### Aim
Nothing but the lines from the top of the data to the line holding "var xTicks = [2.6, 2.7, 2.8, 2.9, 3];" should be printed, word for word and both ends included; leave the pictures out.

### Information shown
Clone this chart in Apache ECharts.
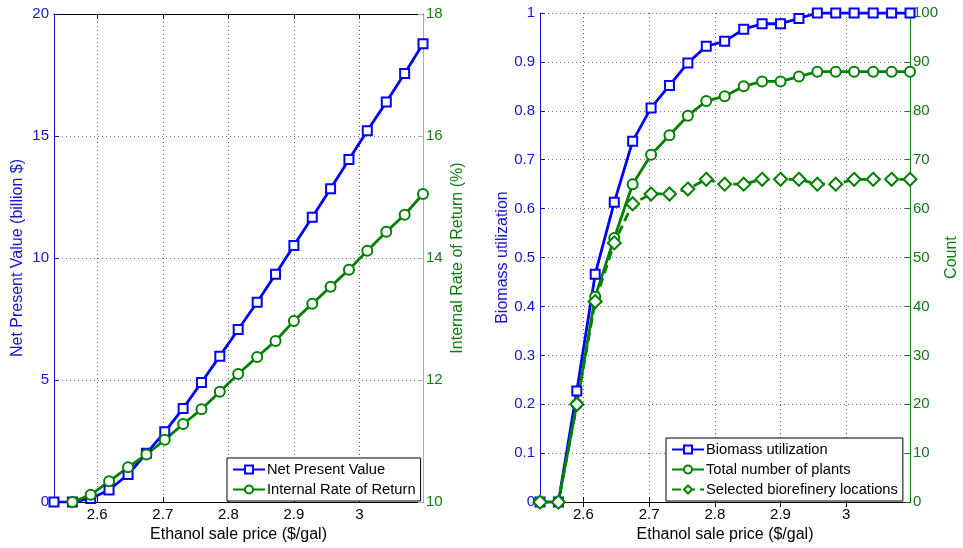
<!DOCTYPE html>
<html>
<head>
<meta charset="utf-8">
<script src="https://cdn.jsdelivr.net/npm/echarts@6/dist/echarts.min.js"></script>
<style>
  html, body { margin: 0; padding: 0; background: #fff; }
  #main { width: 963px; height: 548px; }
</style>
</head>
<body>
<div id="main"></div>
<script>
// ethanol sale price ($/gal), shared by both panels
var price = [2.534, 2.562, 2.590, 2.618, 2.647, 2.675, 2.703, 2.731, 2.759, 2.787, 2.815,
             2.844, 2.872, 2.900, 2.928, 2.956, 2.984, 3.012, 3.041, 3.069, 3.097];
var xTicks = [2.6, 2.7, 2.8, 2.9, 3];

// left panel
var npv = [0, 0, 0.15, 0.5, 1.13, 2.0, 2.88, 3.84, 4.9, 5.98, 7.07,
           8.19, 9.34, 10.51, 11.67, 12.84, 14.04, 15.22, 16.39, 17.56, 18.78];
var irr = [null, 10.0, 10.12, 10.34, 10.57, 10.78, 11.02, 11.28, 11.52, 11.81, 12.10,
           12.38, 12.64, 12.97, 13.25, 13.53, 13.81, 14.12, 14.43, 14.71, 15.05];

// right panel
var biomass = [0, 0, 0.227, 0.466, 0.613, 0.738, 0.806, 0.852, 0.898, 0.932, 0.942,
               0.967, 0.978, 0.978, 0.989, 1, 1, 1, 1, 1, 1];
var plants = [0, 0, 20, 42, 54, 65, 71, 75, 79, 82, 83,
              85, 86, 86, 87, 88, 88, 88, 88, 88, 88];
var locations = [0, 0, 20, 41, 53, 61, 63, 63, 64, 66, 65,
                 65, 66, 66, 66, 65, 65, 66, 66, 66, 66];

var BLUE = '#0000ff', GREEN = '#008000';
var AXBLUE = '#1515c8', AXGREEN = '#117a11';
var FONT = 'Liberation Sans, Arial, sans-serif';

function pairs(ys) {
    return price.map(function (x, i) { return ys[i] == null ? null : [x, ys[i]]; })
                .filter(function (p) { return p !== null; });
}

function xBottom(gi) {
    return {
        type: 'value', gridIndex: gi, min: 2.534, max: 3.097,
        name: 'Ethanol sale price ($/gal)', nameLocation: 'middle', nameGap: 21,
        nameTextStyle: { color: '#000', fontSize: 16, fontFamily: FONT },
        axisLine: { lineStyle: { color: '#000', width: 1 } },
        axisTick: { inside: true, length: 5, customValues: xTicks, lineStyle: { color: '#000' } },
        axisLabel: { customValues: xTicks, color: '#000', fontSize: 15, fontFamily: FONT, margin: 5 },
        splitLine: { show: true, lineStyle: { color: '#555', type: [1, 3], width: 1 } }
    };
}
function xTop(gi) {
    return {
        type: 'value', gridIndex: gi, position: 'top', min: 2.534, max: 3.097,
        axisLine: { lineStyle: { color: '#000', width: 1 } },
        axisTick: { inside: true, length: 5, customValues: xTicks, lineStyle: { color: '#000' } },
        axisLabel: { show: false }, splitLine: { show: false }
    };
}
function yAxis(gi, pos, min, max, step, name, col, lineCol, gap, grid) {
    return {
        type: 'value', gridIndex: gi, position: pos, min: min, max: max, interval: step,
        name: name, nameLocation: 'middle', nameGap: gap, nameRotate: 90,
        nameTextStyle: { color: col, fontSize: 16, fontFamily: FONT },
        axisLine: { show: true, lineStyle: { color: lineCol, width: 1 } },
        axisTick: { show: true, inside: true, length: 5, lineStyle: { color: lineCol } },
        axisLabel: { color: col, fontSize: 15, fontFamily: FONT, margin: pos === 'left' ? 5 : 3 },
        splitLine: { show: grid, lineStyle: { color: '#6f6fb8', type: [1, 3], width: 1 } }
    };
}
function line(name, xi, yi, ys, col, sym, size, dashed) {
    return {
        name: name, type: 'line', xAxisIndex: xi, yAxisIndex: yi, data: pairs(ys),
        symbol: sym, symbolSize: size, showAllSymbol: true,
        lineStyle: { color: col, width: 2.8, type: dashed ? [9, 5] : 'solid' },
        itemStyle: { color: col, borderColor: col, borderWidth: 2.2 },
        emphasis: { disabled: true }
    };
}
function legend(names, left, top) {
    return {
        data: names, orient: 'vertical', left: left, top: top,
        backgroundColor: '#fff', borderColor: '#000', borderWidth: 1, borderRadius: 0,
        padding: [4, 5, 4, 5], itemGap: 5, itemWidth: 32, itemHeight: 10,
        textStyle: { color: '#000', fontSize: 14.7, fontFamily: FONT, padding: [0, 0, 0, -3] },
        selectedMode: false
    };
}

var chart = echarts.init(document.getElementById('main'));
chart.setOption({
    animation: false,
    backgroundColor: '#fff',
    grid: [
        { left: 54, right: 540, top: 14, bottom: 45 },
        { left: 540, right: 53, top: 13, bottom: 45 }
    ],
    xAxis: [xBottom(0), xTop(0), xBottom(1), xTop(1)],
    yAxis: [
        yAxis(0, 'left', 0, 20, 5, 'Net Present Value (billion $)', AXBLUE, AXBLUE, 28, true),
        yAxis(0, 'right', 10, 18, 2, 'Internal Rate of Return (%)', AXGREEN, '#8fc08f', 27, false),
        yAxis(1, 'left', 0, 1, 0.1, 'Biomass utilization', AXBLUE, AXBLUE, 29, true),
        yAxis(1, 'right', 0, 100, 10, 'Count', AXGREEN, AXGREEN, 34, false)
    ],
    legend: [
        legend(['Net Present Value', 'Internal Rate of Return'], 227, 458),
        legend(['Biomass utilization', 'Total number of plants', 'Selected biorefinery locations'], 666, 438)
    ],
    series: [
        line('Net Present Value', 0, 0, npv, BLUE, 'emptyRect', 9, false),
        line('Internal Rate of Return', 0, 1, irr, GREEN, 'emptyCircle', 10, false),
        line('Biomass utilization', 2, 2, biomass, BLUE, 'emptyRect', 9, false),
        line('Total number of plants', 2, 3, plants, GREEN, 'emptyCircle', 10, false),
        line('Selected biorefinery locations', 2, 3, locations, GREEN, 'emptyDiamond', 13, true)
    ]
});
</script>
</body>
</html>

### Answer for this exercise
Clone this chart in Apache ECharts.
<!DOCTYPE html>
<html>
<head>
<meta charset="utf-8">
<script src="https://cdn.jsdelivr.net/npm/echarts@6/dist/echarts.min.js"></script>
<style>
  html, body { margin: 0; padding: 0; background: #fff; }
  #main { width: 963px; height: 548px; }
</style>
</head>
<body>
<div id="main"></div>
<script>
// ethanol sale price ($/gal), shared by both panels
var price = [2.534, 2.562, 2.590, 2.618, 2.647, 2.675, 2.703, 2.731, 2.759, 2.787, 2.815,
             2.844, 2.872, 2.900, 2.928, 2.956, 2.984, 3.012, 3.041, 3.069, 3.097];
var xTicks = [2.6, 2.7, 2.8, 2.9, 3];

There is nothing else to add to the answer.